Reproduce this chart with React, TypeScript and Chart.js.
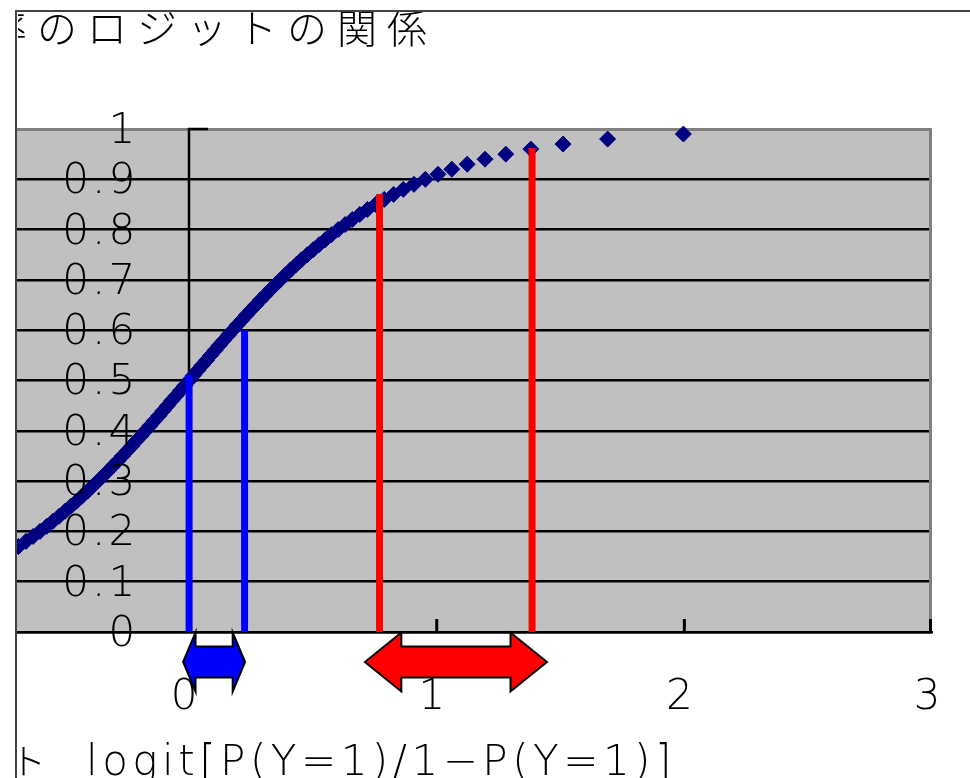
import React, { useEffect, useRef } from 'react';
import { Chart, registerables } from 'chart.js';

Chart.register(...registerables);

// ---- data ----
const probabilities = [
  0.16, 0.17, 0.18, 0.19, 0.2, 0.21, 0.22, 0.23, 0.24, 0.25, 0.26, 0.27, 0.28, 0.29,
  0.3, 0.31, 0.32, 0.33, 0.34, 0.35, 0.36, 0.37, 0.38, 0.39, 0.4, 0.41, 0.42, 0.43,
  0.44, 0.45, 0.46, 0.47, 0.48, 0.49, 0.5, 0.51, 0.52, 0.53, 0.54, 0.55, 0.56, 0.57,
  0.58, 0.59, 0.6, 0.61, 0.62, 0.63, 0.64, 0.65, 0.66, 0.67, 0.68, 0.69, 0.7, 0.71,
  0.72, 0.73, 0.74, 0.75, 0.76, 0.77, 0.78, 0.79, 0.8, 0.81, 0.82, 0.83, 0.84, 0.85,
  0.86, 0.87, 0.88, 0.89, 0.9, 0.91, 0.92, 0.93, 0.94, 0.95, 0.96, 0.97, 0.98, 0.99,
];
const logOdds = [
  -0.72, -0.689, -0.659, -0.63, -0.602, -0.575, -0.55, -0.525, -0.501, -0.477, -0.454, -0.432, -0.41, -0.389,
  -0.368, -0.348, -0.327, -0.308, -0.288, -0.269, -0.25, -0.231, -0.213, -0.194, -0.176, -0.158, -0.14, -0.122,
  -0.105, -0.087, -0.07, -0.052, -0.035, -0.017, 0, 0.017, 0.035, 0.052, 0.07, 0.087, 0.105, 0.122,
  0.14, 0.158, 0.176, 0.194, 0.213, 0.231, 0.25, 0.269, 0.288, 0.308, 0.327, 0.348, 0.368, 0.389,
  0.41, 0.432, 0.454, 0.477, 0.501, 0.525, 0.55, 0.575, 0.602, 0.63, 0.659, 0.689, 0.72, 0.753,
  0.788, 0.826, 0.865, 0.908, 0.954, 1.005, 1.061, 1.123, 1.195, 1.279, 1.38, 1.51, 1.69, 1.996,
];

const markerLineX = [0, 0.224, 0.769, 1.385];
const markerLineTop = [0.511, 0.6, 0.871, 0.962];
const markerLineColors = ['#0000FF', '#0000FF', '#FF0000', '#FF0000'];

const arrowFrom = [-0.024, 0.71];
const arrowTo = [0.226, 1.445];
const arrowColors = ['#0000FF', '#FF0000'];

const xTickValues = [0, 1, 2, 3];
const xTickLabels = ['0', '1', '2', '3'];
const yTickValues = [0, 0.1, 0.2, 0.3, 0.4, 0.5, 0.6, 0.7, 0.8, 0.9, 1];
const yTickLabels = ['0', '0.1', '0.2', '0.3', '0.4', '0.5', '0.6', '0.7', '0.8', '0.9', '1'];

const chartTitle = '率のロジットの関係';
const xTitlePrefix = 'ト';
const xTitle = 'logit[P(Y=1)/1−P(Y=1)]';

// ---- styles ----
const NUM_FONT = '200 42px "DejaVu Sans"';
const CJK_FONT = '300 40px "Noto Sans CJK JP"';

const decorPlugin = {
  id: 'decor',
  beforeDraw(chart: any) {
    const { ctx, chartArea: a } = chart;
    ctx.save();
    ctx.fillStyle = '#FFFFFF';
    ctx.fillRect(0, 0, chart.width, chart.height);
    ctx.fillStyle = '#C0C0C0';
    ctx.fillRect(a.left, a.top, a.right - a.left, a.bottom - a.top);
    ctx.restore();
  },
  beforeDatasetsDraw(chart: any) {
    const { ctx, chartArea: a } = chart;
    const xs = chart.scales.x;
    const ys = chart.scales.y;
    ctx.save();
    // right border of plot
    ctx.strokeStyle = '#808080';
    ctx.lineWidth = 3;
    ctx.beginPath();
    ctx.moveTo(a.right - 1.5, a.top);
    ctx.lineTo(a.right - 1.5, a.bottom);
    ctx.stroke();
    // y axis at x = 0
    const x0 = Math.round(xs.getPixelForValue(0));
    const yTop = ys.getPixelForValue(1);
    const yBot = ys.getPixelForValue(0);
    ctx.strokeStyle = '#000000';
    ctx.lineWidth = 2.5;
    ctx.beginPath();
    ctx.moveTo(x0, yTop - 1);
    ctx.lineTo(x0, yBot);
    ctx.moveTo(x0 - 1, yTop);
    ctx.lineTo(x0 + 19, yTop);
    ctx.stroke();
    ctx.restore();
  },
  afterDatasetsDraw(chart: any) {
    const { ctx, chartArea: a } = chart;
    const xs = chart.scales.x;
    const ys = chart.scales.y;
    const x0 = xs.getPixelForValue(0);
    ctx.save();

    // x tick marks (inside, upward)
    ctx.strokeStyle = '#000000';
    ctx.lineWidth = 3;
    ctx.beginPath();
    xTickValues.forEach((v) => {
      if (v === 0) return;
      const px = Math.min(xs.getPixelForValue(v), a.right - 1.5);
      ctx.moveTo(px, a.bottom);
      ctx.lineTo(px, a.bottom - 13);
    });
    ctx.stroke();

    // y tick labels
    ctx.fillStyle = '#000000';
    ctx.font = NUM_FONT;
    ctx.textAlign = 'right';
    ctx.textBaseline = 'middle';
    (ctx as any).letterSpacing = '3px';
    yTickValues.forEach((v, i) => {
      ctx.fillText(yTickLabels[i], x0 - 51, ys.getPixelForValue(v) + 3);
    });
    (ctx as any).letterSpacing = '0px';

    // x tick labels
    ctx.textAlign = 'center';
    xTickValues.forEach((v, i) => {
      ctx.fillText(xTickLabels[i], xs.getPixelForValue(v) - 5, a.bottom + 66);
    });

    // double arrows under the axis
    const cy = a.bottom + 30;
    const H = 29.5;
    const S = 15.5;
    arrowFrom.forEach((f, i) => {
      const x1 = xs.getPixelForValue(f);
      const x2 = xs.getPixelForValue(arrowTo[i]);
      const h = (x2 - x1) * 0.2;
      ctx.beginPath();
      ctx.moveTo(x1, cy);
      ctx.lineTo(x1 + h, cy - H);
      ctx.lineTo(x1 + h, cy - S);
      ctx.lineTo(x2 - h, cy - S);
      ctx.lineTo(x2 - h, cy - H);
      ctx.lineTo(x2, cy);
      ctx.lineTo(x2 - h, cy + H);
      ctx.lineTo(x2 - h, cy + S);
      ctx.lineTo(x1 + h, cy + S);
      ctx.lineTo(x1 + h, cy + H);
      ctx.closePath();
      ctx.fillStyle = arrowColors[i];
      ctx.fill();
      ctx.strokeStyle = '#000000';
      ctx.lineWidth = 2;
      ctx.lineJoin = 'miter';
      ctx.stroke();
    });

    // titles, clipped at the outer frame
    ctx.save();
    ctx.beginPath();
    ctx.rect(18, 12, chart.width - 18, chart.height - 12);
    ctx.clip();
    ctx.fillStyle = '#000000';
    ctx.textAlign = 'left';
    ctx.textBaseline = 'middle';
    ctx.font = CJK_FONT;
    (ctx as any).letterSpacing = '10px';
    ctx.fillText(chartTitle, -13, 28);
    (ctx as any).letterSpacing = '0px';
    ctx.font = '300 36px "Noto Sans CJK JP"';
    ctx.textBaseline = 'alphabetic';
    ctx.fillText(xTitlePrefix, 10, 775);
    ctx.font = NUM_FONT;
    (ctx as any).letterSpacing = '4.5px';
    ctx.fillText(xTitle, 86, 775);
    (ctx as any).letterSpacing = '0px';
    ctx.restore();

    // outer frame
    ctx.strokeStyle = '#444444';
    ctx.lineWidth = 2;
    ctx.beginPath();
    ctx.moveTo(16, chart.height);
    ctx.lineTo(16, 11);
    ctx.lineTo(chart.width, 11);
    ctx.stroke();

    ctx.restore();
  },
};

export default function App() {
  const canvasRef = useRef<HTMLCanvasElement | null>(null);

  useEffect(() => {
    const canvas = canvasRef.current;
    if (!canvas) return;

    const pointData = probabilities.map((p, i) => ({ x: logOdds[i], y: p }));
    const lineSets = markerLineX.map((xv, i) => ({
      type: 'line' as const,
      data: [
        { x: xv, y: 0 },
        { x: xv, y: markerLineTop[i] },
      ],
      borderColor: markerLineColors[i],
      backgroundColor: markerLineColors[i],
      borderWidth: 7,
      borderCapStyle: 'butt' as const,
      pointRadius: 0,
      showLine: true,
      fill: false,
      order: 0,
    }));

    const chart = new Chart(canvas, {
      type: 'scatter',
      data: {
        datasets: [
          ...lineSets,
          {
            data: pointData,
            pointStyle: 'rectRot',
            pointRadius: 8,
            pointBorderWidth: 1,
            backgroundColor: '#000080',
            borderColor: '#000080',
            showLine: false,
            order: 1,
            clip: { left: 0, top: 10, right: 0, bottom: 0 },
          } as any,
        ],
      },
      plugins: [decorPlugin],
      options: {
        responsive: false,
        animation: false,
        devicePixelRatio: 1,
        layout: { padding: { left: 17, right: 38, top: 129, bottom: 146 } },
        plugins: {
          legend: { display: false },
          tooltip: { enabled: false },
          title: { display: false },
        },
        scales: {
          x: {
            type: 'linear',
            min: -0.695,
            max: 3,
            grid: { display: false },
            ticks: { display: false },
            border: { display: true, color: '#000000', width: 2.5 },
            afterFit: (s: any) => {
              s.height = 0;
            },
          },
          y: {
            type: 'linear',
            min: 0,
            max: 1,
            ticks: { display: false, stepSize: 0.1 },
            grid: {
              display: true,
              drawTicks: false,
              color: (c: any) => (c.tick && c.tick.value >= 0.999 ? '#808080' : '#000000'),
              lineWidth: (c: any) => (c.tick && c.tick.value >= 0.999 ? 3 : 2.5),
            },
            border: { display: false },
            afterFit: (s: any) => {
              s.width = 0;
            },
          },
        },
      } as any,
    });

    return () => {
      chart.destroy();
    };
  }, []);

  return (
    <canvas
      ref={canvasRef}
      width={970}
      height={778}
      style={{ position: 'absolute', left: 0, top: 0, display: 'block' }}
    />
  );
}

● ● ● ● ● ● ●

Leave out the pictures and repeat exactly the lines from the start of the material through the line that contains "Chart.register(...registerables);", both included.

Reproduce this chart with React, TypeScript and Chart.js.
import React, { useEffect, useRef } from 'react';
import { Chart, registerables } from 'chart.js';

Chart.register(...registerables);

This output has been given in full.